The two-stage compound real options model includes a call option to delay at the demonstration project stage, and an option to expand at the commercial operation stage. This model considers the irreversibility, uncertainty and flexibility of CCS retrofit investment remedying intrinsic deficiencies of NPV method, and explored interrelated mutual connection between two investment stages which is more suitable than the single real options model. However, the investment value including options value is still far less than zero. It proved that now this is not the optimum moment to invest CCS retrofit project.

(2)

In the commercial operation phase, the power plant should expand investment by undertaking CO₂ transportation, storage and EOR project, to achieve additional income if the government provides enough fund incentive. However, in the demonstration project phase, the government subsidy makes no sense to CCS investment. The current carbon price and high construction sunk-cost may play a significant part in deferring CCS investment.

(3)

The critical carbon price will diminish as the government increases subsidy proportion at both two stages. Furthermore, reduction in the subsidy at the demonstration project stage can cause greater growth in critical carbon price than that at the second stage.

These conclusions are illuminating to attract attention from policy-makers in China.

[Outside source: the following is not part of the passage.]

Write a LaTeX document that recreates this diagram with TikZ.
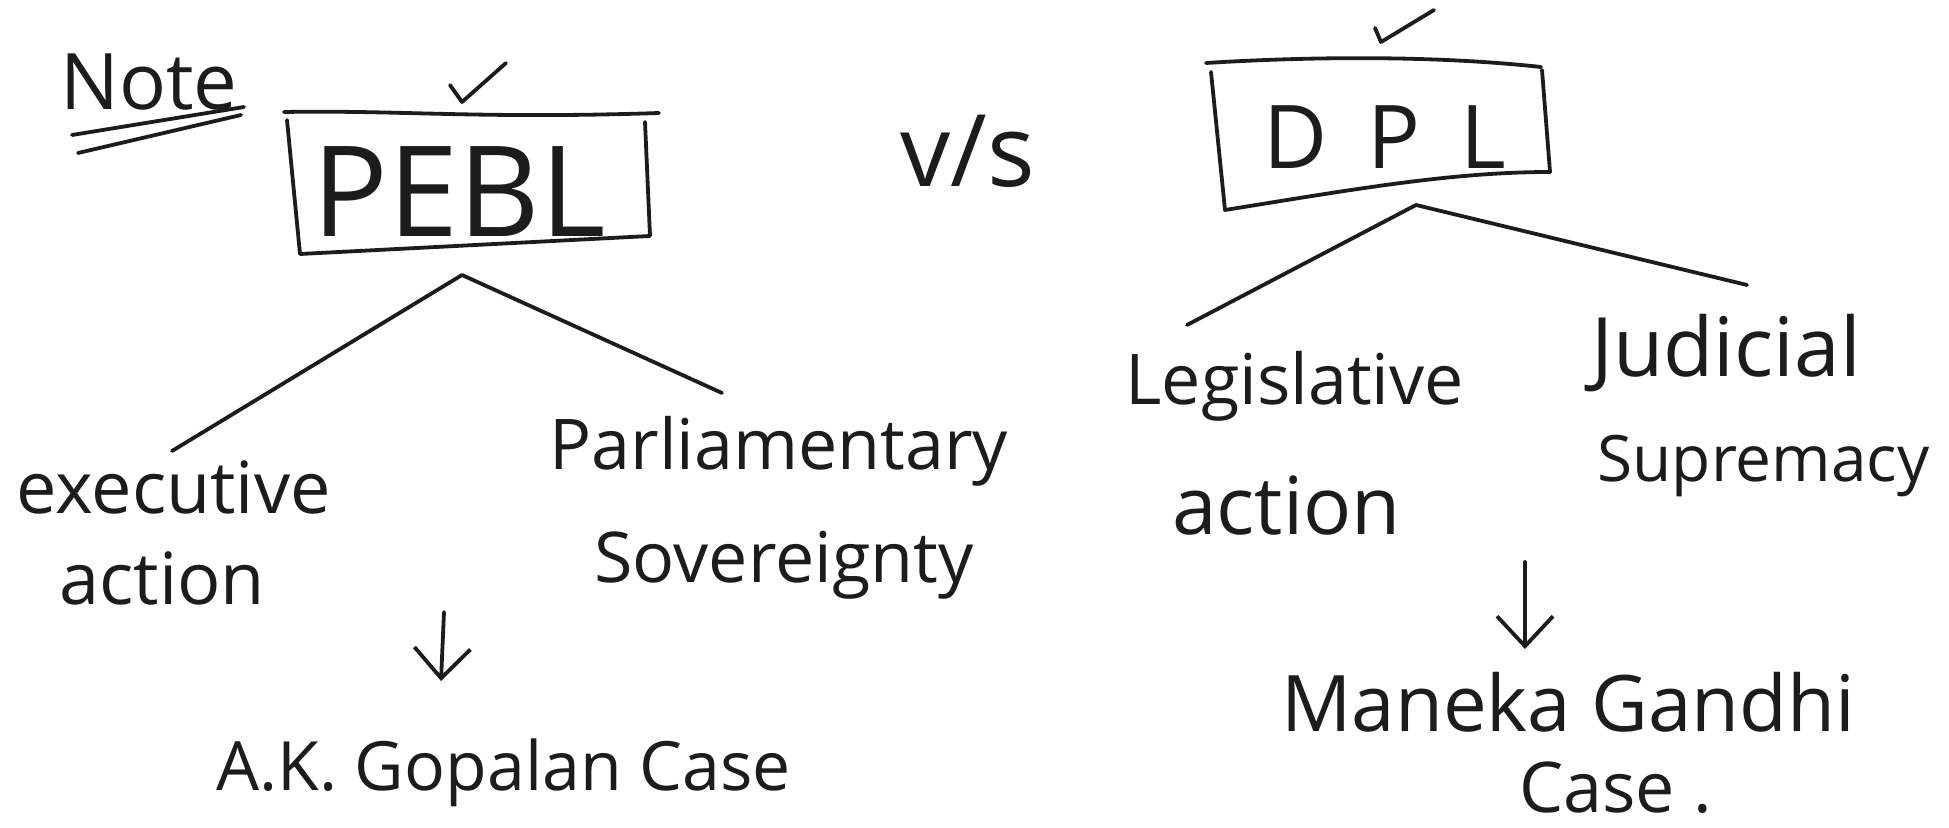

Specific implications are summarized as follows in aspects of policy, capital, and technology to slash cost, enhance efficient investment, and perfect laws and regulations regarding CCS investment.

6. Policy Implications

First, the development of CCS technology should be vigorously promoted for the purpose of reducing investment cost. Currently, the main obstacle to the application of CCS technology is the high cost. The introduction of foreign advanced technology, equipment and operational experience can accelerate the CCS advance in promotion and application process of China’s coal-fired power plants, but inevitably will bring additional considerable cost. Hence, both the government and the power enterprises should pay attention to independent research and development of CCS technology, to implement independent intellectual property rights and truly drive a significant reduction in carbon capture cost.

Second, because of great cost and low current carbon prices, investment in CCS can mainly be achieved with strong financial support from government including: investment subsidy and clean electricity tariff. However, investment subsidy will bring high financial expenses for the government, which can be decreased by tax transfer strategy. Currently, there has been no carbon tax mechanism in China. The tax charged can be used as subsidy for CCS investment. As for clean electricity tariff for decarbonization in power plants, it has not existed in China until now. Consequently, the government should formulate an efficacious subsidy policy, a reasonable clean electricity price system, and an effective carbon tax mechanism to improve the enthusiasm from power enterprises.

Third, carbon trading scheme should be perfected. Investment in CCS project will produce many CERs, which can bring substantial benefits offsetting part of investment cost. Meanwhile, high volatility of carbon prices can also cause investment postponement under large investment uncertainty. Hence, the government should develop efficacious carbon trading market, improving bargaining power at the market to enhance carbon prices for power enterprises, while lessening the volatility of carbon prices to alleviate investment pressure. Given the nation-wide carbon trading market has been formed recently, in the future, the investment environment for CCS project will be improved in China.